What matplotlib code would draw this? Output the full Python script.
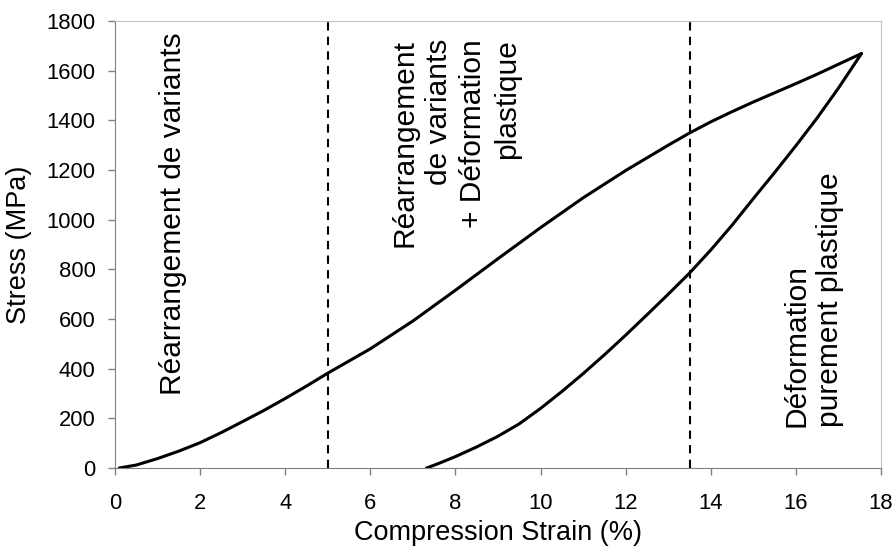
import matplotlib
matplotlib.use("Agg")
import matplotlib.pyplot as plt

plt.rcParams.update({"font.family": ["Liberation Sans", "DejaVu Sans"]})

# ── Donnees ───────────────────────────────────────────────────────────────────
charge_x = [0.1, 0.5, 1.0, 1.5, 2.0, 2.5, 3.0, 3.5, 4.0, 4.5, 5.0, 6.0, 7.0,
            8.0, 9.0, 10.0, 11.0, 12.0, 13.0, 13.5, 14.0, 14.5, 15.0, 15.5,
            16.0, 16.5, 17.0, 17.54]
charge_y = [0, 12, 38, 68, 102, 143, 187, 232, 280, 330, 382, 480, 592,
            716, 843, 968, 1088, 1198, 1300, 1349, 1394, 1435, 1474, 1511,
            1548, 1586, 1626, 1669]

decharge_x = [7.32, 7.6, 8.0, 8.5, 9.0, 9.5, 10.0, 10.5, 11.0, 11.5, 12.0,
              12.5, 13.0, 13.5, 14.0, 14.5, 15.0, 15.5, 16.0, 16.5, 17.0, 17.54]
decharge_y = [0, 18, 46, 85, 128, 178, 240, 308, 380, 456, 535,
              617, 700, 785, 878, 978, 1085, 1190, 1298, 1410, 1530, 1669]

limites = [5, 13.5]

TXT_1 = "Réarrangement de variants"
TXT_2 = "Réarrangement\nde variants\n+ Déformation\nplastique"
TXT_3 = "Déformation\npurement plastique"

# ── Figure ───────────────────────────────────────────────────────────────────
fig = plt.figure(figsize=(8.96, 5.49), dpi=100)
ax = fig.add_axes([0.1283, 0.1475, 0.855, 0.8142])

ax.plot(charge_x, charge_y, color="black", linewidth=2.2,
        solid_capstyle="round", solid_joinstyle="round")
ax.plot(decharge_x, decharge_y, color="black", linewidth=2.2,
        solid_capstyle="round", solid_joinstyle="round")
for xv in limites:
    ax.axvline(xv, color="black", linewidth=1.5, linestyle=(0, (4, 3)))

ax.set_xlim(0, 18)
ax.set_ylim(0, 1800)
ax.set_xticks(range(0, 19, 2))
ax.set_yticks(range(0, 1801, 200))

ax.text(1.36, 1025, TXT_1, rotation=90, ha="center", va="center", fontsize=21.5)
ax.text(8.01, 1728, TXT_2, rotation=90, ha="center", va="top",
        multialignment="right", fontsize=21.5, linespacing=1.28)
ax.text(16.41, 165, TXT_3, rotation=90, ha="center", va="bottom",
        multialignment="left", fontsize=21.5, linespacing=1.28)

ax.set_xlabel("Compression Strain (%)", fontsize=19.5, labelpad=4)
ax.set_ylabel("Stress (MPa)", fontsize=19.5, labelpad=10)

ax.tick_params(axis="both", direction="out", length=5, width=1, color="#808080",
               labelsize=15.8)
ax.tick_params(axis="x", pad=13)
ax.tick_params(axis="y", pad=9)
for s in ["left", "bottom"]:
    ax.spines[s].set_color("#808080")
for s in ["top", "right"]:
    ax.spines[s].set_color("#c0c0c0")

fig.savefig("out.png", dpi=100)
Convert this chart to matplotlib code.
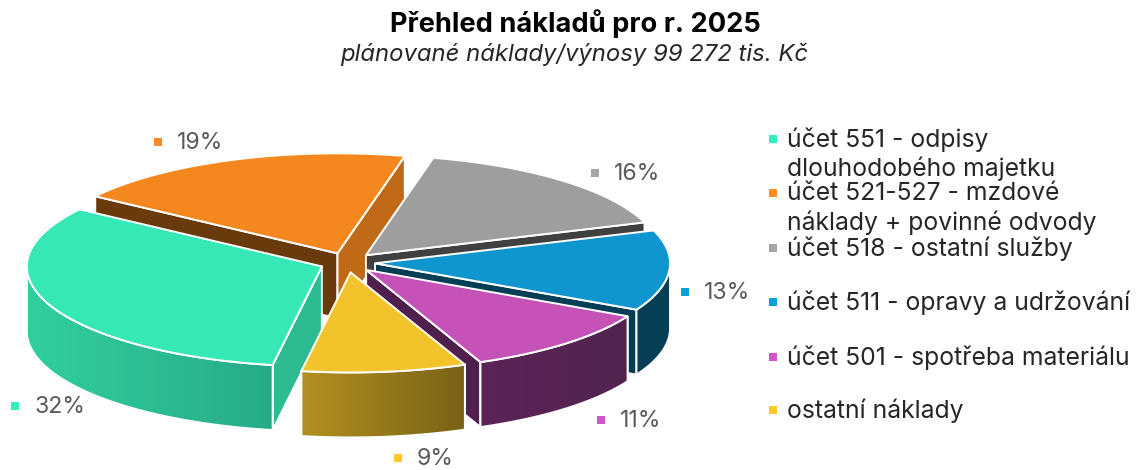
------------
* [Aim of the task]:
Reproduce every record word for word. The copy must contain no pictures.

* [Task response]:
What matplotlib code would draw this? Output the full Python script.
import matplotlib
matplotlib.use("Agg")
import matplotlib.pyplot as plt

plt.rcParams.update({"font.family": ["Liberation Sans", "DejaVu Sans"]})

# ── Donnees ───────────────────────────────────────────────────────────────────
charge_x = [0.1, 0.5, 1.0, 1.5, 2.0, 2.5, 3.0, 3.5, 4.0, 4.5, 5.0, 6.0, 7.0,
            8.0, 9.0, 10.0, 11.0, 12.0, 13.0, 13.5, 14.0, 14.5, 15.0, 15.5,
            16.0, 16.5, 17.0, 17.54]
charge_y = [0, 12, 38, 68, 102, 143, 187, 232, 280, 330, 382, 480, 592,
            716, 843, 968, 1088, 1198, 1300, 1349, 1394, 1435, 1474, 1511,
            1548, 1586, 1626, 1669]

decharge_x = [7.32, 7.6, 8.0, 8.5, 9.0, 9.5, 10.0, 10.5, 11.0, 11.5, 12.0,
              12.5, 13.0, 13.5, 14.0, 14.5, 15.0, 15.5, 16.0, 16.5, 17.0, 17.54]
decharge_y = [0, 18, 46, 85, 128, 178, 240, 308, 380, 456, 535,
              617, 700, 785, 878, 978, 1085, 1190, 1298, 1410, 1530, 1669]

limites = [5, 13.5]

TXT_1 = "Réarrangement de variants"
TXT_2 = "Réarrangement\nde variants\n+ Déformation\nplastique"
TXT_3 = "Déformation\npurement plastique"

# ── Figure ───────────────────────────────────────────────────────────────────
fig = plt.figure(figsize=(8.96, 5.49), dpi=100)
ax = fig.add_axes([0.1283, 0.1475, 0.855, 0.8142])

ax.plot(charge_x, charge_y, color="black", linewidth=2.2,
        solid_capstyle="round", solid_joinstyle="round")
ax.plot(decharge_x, decharge_y, color="black", linewidth=2.2,
        solid_capstyle="round", solid_joinstyle="round")
for xv in limites:
    ax.axvline(xv, color="black", linewidth=1.5, linestyle=(0, (4, 3)))

ax.set_xlim(0, 18)
ax.set_ylim(0, 1800)
ax.set_xticks(range(0, 19, 2))
ax.set_yticks(range(0, 1801, 200))

ax.text(1.36, 1025, TXT_1, rotation=90, ha="center", va="center", fontsize=21.5)
ax.text(8.01, 1728, TXT_2, rotation=90, ha="center", va="top",
        multialignment="right", fontsize=21.5, linespacing=1.28)
ax.text(16.41, 165, TXT_3, rotation=90, ha="center", va="bottom",
        multialignment="left", fontsize=21.5, linespacing=1.28)

ax.set_xlabel("Compression Strain (%)", fontsize=19.5, labelpad=4)
ax.set_ylabel("Stress (MPa)", fontsize=19.5, labelpad=10)

ax.tick_params(axis="both", direction="out", length=5, width=1, color="#808080",
               labelsize=15.8)
ax.tick_params(axis="x", pad=13)
ax.tick_params(axis="y", pad=9)
for s in ["left", "bottom"]:
    ax.spines[s].set_color("#808080")
for s in ["top", "right"]:
    ax.spines[s].set_color("#c0c0c0")

fig.savefig("out.png", dpi=100)
Convert this chart to matplotlib code.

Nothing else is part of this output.